I just shot one of my brothers new bows......Samick Polaris, 38 lbs., 44 lbs @ his draw length. The bow is 66 inches long.

He has a b-50 endless loop on it, I am really impressed with the way that bow shoots and with Samick as a company. My dad bought him and his wife both Red Stags a few months back and they seem to be as good as quality as a lot of higher priced bows I've had or shot. After years of bow-hopping and a lot of money wasted I've realized you dont have to pay 600.00 bucks to get a good bow.....I saw that also when I got my Quin Stallion. 

120.00 bucks, the Polaris is really impressive.


----------



## QuietWyatt (May 20, 2010)

Thats good to know. Thanks for sharing, I have been thinking about a polaris now I just might give it a try. You have to wonder sometimes about all these high priced customs. Why are there soo many for sale in trad forums if they are soo great.


----------



## Hooked_CJ (Apr 29, 2010)

alot of the high dollar trad customs are high dollar more for the craftsmanship than higher performance, though not always true. There are some really cutting edge bowyers that do make bows that perform a little better. 

That being said, there are bowyers like Dave Beeler, Pennsyltuckey Pete Heilakka, and it sounds like a couple you named who make very high performing bows, have excellent craftsmanship, and keep there prices down.


----------



## Curve1 (Nov 25, 2009)

QuietWyatt, the highest poundage the Polaris comes in is 40 lbs. That's good if you got a long draw though.
The Sage is 62 inches and it comes in higher poundages.

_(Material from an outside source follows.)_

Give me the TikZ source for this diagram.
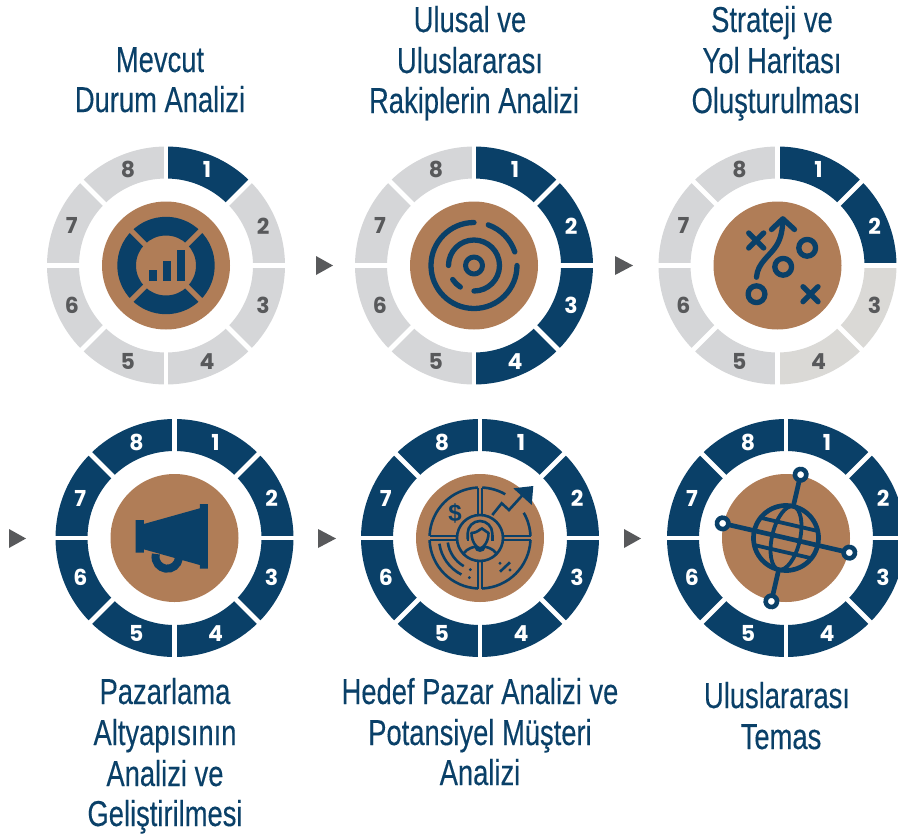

Hooked, you're right......there's still some custom bowyers that have decent prices, the ones you mentioned and also Dry Rige Archery, Bama Bows, Don Dow are some others. I've gone full circle I geuss with the bow-hopping, I shot the same bow for years ....then started going from bow to bow in 89 , been a hard lesson learned. In a way I'm in the best position now.......I cant afford the bow buying I use to do. Also, I realize it's 95% the shooter, and it's been a long time since my first recurve my dad bought me from the PX.......an Indian Archery Seneca.


----------



## steve morley (Dec 24, 2005)

End of the day it's the person behind the string, put a world class Archer behind one of those Samick off the pegg Bows and he show what a Bow can do.

Custom Bows are what makes Trad so special to many, you have something crafted, beautiful and made for you which makes the Archer feel special, shooting is another story


----------



## Lil Okie (Mar 25, 2008)

QuietWyatt said:


> Thats good to know. Thanks for sharing, I have been thinking about a polaris now I just might give it a try. You have to wonder sometimes about all these high priced customs. Why are there soo many for sale in trad forums if they are soo great.


Hard times ? or just wanting a new bow !


----------



## Leafwalker (Oct 7, 2008)

A while back there was a post about having the same bow set at two different prices and how the more expensive one would be perceived as 'better'.

But as people have said, at the end of the day, it's the person behind the bow that's the variable.

I've got a Samick Privilege and was very impressed by the bow for the cost (roughly $150). For the money it's one of the best shooters you'll find.


----------



## scout4 (May 18, 2010)

Hey Fella's! I have a Samick Polaris, I think it's a great bow! 62" x 40# shoots the big beefy cedar arrows I have really well! I love big arrows! and this Polaris does me a good job at getting them where I like. Thanks! scout4<><


----------



## QuietWyatt (May 20, 2010)

Curve1 said:


> QuietWyatt, the highest poundage the Polaris comes in is 40 lbs. That's good if you got a long draw though.
> The Sage is 62 inches and it comes in higher poundages.
> 
> Hooked, you're right......there's still some custom bowyers that have decent prices, the ones you mentioned and also Dry Rige Archery, Bama Bows, Don Dow are some others. I've gone full circle I geuss with the bow-hopping, I shot the same bow for years ....then started going from bow to bow in 89 , been a hard lesson learned. In a way I'm in the best position now.......I cant afford the bow buying I use to do. Also, I realize it's 95% the shooter, and it's been a long time since my first recurve my dad bought me from the PX.......an Indian Archery Seneca.


Gonna retire my bowfishing setup, The polaris was a contender. I draw 30" and like a 62" amo, my current bowrod is a Kmag.


----------